**Stored data:**
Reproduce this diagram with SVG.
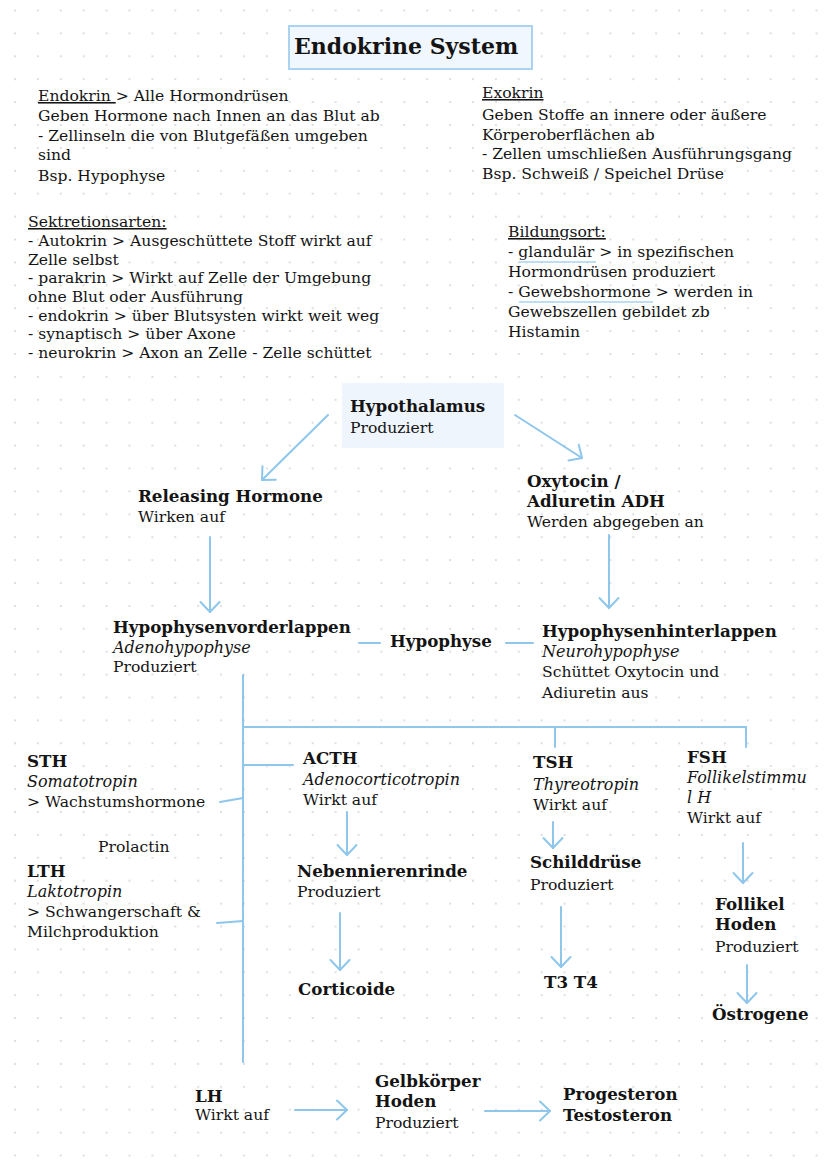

...

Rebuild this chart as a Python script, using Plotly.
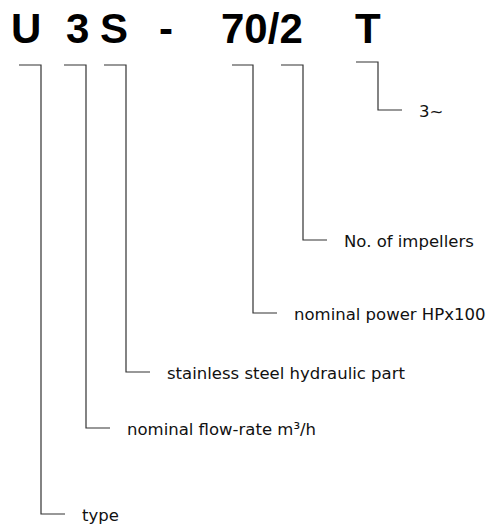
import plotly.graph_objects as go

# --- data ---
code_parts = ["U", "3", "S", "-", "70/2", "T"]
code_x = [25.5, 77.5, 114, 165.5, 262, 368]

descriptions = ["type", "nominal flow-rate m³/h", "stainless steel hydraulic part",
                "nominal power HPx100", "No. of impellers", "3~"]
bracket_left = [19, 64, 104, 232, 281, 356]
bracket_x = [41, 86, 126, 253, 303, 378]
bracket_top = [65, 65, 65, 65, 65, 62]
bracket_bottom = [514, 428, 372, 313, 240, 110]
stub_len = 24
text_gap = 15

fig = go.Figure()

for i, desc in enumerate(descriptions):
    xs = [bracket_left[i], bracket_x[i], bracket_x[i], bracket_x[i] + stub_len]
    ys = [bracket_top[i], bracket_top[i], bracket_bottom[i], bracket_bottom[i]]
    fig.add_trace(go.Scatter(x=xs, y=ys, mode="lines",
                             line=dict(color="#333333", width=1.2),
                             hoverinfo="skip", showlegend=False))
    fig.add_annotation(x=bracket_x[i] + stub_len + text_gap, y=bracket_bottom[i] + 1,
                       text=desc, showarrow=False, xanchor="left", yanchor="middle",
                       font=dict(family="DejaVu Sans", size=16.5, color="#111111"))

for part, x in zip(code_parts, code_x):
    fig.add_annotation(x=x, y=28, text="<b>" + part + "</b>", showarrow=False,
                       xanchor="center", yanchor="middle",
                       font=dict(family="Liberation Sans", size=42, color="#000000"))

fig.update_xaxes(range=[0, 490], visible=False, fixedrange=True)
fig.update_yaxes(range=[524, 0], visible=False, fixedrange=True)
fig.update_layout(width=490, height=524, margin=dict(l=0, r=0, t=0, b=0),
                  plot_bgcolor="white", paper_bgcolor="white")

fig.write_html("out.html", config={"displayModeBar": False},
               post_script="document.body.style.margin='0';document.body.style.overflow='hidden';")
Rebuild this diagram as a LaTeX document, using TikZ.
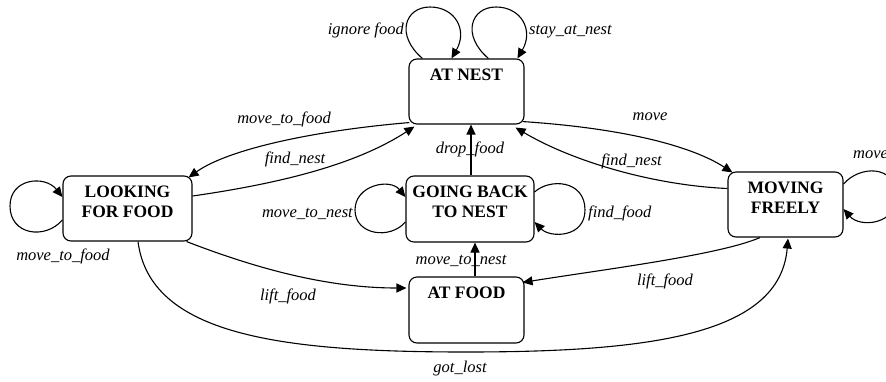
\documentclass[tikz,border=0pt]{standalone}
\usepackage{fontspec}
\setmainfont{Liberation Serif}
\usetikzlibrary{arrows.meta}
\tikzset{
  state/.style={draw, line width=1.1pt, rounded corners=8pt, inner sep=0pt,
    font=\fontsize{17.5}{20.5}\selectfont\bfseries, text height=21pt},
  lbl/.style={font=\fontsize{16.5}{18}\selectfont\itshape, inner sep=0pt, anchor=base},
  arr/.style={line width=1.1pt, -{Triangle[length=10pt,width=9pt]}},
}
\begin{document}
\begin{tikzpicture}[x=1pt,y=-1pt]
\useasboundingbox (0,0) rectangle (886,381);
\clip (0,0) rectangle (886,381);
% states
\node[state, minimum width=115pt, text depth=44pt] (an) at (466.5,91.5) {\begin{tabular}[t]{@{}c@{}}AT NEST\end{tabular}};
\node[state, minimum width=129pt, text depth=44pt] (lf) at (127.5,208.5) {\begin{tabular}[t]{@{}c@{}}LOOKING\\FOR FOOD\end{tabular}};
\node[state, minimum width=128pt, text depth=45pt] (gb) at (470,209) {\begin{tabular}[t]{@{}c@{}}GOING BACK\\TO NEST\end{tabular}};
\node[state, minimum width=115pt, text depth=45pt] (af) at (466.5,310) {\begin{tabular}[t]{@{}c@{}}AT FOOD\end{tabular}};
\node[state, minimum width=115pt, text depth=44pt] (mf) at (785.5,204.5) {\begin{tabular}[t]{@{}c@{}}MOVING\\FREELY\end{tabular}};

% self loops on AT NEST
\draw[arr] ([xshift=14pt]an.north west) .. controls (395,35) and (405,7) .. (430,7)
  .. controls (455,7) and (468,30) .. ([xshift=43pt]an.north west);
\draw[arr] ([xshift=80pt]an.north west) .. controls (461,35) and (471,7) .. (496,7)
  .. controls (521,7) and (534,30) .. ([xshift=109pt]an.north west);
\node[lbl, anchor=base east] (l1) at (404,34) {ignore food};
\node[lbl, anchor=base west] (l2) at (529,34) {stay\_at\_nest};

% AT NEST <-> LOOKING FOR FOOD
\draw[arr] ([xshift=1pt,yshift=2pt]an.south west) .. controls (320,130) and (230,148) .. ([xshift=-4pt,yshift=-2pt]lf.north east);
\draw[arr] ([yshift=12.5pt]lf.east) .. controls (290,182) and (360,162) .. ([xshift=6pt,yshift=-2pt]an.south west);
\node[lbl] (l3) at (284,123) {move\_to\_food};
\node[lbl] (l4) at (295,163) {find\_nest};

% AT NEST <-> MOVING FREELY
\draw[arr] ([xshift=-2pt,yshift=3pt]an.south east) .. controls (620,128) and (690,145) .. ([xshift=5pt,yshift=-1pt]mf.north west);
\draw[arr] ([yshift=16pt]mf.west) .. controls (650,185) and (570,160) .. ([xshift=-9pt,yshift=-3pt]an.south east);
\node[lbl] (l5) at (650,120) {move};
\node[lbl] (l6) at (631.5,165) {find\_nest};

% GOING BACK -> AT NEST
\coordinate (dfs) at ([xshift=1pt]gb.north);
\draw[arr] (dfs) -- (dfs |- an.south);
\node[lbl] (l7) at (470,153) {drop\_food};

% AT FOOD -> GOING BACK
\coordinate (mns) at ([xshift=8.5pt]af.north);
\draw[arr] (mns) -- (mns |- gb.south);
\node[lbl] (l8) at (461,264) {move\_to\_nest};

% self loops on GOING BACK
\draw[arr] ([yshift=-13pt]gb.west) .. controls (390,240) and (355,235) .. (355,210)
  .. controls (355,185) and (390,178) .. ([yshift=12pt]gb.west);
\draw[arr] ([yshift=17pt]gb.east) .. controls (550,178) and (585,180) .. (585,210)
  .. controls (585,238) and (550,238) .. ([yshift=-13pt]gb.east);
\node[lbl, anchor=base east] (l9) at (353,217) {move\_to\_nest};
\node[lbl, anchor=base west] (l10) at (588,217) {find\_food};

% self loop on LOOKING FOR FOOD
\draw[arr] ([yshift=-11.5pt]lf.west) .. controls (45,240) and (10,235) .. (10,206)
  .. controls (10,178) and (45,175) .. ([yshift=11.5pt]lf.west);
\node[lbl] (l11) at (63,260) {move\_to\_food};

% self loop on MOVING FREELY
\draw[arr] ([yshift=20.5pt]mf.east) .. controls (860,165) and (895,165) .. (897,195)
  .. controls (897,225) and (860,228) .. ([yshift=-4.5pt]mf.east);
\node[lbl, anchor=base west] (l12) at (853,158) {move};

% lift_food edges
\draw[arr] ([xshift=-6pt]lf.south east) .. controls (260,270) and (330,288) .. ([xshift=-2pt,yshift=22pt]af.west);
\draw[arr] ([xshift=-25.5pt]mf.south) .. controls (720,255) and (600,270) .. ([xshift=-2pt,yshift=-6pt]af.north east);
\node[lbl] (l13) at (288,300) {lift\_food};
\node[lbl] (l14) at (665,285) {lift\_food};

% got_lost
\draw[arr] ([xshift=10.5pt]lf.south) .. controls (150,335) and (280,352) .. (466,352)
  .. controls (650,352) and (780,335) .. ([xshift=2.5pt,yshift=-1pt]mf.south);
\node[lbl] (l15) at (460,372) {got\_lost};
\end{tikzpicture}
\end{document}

**Set problem:**
What number of lines in the records contain the word "using"? Answer with that number alone.

**Output for this exercise:**
2